Edward VIII abdicates
After ruling for less than one year, Edward VIII becomes the first English monarch to voluntarily abdicate the throne. He chose to abdicate after the British government, public, and the Church of England condemned his decision to marry the American divorcée Wallis Warfield Simpson. On the evening of December 11, he gave a radio address in which he explained, “I have found it impossible to carry on the heavy burden of responsibility and to discharge the duties of king, as I would wish to do, without the help and support of the woman I love.” On December 12, his younger brother, the duke of York, was proclaimed King George VI.
(…) To the Church of England and most British politicians, an American woman twice divorced was unacceptable as a prospective British queen. Winston Churchill, then a Conservative backbencher, was the only notable politician to support Edward.

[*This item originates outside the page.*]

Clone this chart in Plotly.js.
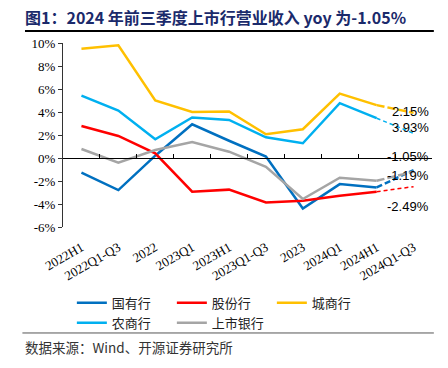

(…) In 1945, the duke resigned his post, and the couple moved back to France. They lived mainly in Paris, and Edward made a few visits to England, such as to attend the funerals of King George VI in 1952 and his mother, Queen Mary, in 1953. It was not until 1967 that the duke and duchess were invited by the royal family to attend an official public ceremony, the unveiling of a plaque dedicated to Queen Mary. Edward died in Paris in 1972 but was buried at Frogmore, on the grounds of Windsor Castle. In 1986, Wallis died and was buried at his side.